Google and Microsoft disclosed yet another CPU vulnerability that uses similar methods like the first three variants of Spectre and Meltdown attacks.
First revealed in January, the Spectre and Meltdown vulnerabilities allowed attackers to read the system memory in CPUs including the ones from Intel, AMD, and ARM. There were three variants of these attacks— Variant 1, Variant 2, and Variant 3.
The new vulnerability discovered by Google Project Zero (GPZ) and Microsoft Security Response Center (MSRC) is the Variant 4, known as the Speculative Store Bypass (CVE-2018-3639).
According to Intel, the Variant 4 uses speculative execution to expose the data to an attacker with local user access through a side channel. Simply, it allows the attackers to access a computer through a logic problem in the central processing unit.
This vulnerability can be executed through the web browsers using the JavaScript runtimes. However, Intel said that the risk of attack is low because most of the leading browser providers like Safari, Edge, and Chrome, had deployed mitigations for Variant 1 earlier this year in their managed runtimes. The mitigations for Variant 1 are also applicable to Variant 4, and are available for customers to use.

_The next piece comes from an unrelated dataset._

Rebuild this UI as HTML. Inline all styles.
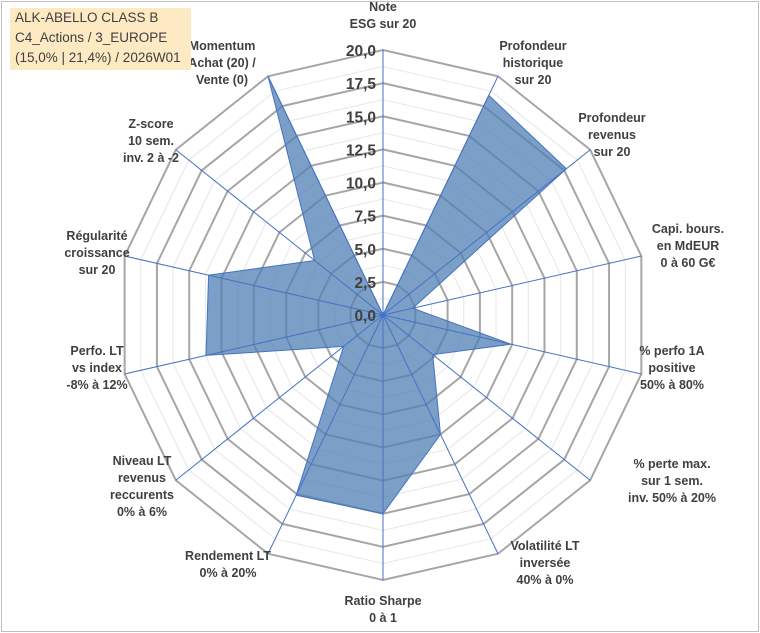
<!DOCTYPE html>
<html><head><meta charset="utf-8">
<style>
html,body{margin:0;padding:0;background:#fff;}
#wrap{position:relative;width:760px;height:633px;overflow:hidden;}
#frame{position:absolute;left:1px;top:1px;width:756px;height:629px;border:1px solid #bfbfbf;}
#title{position:absolute;left:10px;top:8px;width:181px;height:62px;background:#fde9c2;font-family:"Liberation Sans",sans-serif;font-size:13.5px;line-height:20px;color:#404040;padding-left:5px;box-sizing:border-box;white-space:nowrap;}
svg{position:absolute;left:0;top:0;}
text{font-family:"Liberation Sans",sans-serif;font-weight:bold;fill:#404040;}
</style></head>
<body>
<div id="wrap">
<div id="frame"></div>
<svg id="chart" width="760" height="633"></svg>
<div id="title">ALK-ABELLO CLASS B<br>C4_Actions / 3_EUROPE<br>(15,0% | 21,4%) / 2026W01</div>
</div>
<script>
const categories=[["Note","ESG sur 20"],["Profondeur","historique","sur 20"],["Profondeur","revenus","sur 20"],["Capi. bours.","en MdEUR","0 à 60 G€"],["% perfo 1A","positive","50% à 80%"],["% perte max.","sur 1 sem.","inv. 50% à 20%"],["Volatilité LT","inversée","40% à 0%"],["Ratio Sharpe","0 à 1"],["Rendement LT","0% à 20%"],["Niveau LT","revenus","reccurents","0% à 6%"],["Perfo. LT","vs index","-8% à 12%"],["Régularité","croissance","sur 20"],["Z-score","10 sem.","inv. 2 à -2"],["Momentum","Achat (20) /","Vente (0)"]];
const values=[0,18.4,17.7,2.3,9.9,4.8,10,15,15.1,3.8,13.7,13.5,6.6,20];
const ticks=["0,0","2,5","5,0","7,5","10,0","12,5","15,0","17,5","20,0"];
const tickValues=[0,2.5,5,7.5,10,12.5,15,17.5,20];
const labelPos=[[383,11],[533,50],[612,122],[688,233],[672,355],[672,468],[545,550],[383,605],[228,560],[142,465],[97,355],[97,240],[151,128],[222,50]];
const cx=383,cy=315,R=265,maxV=20,N=categories.length;
const svg=document.getElementById('chart');
const NS='http://www.w3.org/2000/svg';
function ang(i){return -Math.PI/2+i*2*Math.PI/N;}
function pt(i,v){const r=v/maxV*R;return [cx+r*Math.cos(ang(i)),cy+r*Math.sin(ang(i))];}
function mk(t,a){const e=document.createElementNS(NS,t);for(const k in a)e.setAttribute(k,a[k]);svg.appendChild(e);return e;}
// minor rings
for(let v=1.25;v<=maxV;v+=2.5){
 const p=[];for(let i=0;i<N;i++)p.push(pt(i,v).join(','));
 const g=mk('polygon',{points:p.join(' '),fill:'none',stroke:'#e6e6e6','stroke-width':1});
 
 
}
tickValues.forEach(v=>{
 if(v===0)return;
 const p=[];for(let i=0;i<N;i++)p.push(pt(i,v).join(','));
 const g=mk('polygon',{points:p.join(' '),fill:'none',stroke:'#a6a6a6','stroke-width':2});
 
 
});
// series
const sp=values.map((v,i)=>pt(i,v).join(','));
const s=mk('polygon',{points:sp.join(' '),fill:'#4f7fb4','fill-opacity':0.75,stroke:'#4472c4','stroke-width':1});


// spokes
for(let i=0;i<N;i++){
 const e=pt(i,maxV);
 const l=mk('line',{x1:cx,y1:cy,x2:e[0],y2:e[1],stroke:'#4472c4','stroke-width':1});
 
 
}
// tick labels
tickValues.forEach((v,k)=>{
 const t=mk('text',{x:cx-7,y:cy-v/maxV*R+6,'text-anchor':'end','font-size':15.5,fill:'#595959'});
 t.textContent=ticks[k];
 
 
});
// category labels
categories.forEach((lines,i)=>{
 const t=mk('text',{x:labelPos[i][0],y:labelPos[i][1],'text-anchor':'middle','font-size':12.5});
 
 
 lines.forEach((ln,j)=>{
  const ts=document.createElementNS(NS,'tspan');
  ts.setAttribute('x',labelPos[i][0]);ts.setAttribute('dy',j===0?0:17);
  ts.textContent=ln;t.appendChild(ts);
 });
});
</script>
</body></html>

The new vulnerability can also be used in other ways like firmware updates that can significantly affect the CPU performance. On that front, Intel, Google and Microsoft will provide additional mitigation for Variant 4, a combination of microcode and software updates.
“We’ve already delivered the microcode update for Variant 4 in beta form to OEM system manufacturers and system software vendors, and we expect it will be released into production BIOS and software updates over the coming weeks,” wrote Leslie Culbertson, executive vice president and general manager of product assurance and security at Intel, in a blog post.
The mitigations will be set to off by default, and users will have option to enable it. When enabled, it can impact the CPU performance by 2 to 8 percent, noted Intel. There will be no impact on performance when disabled.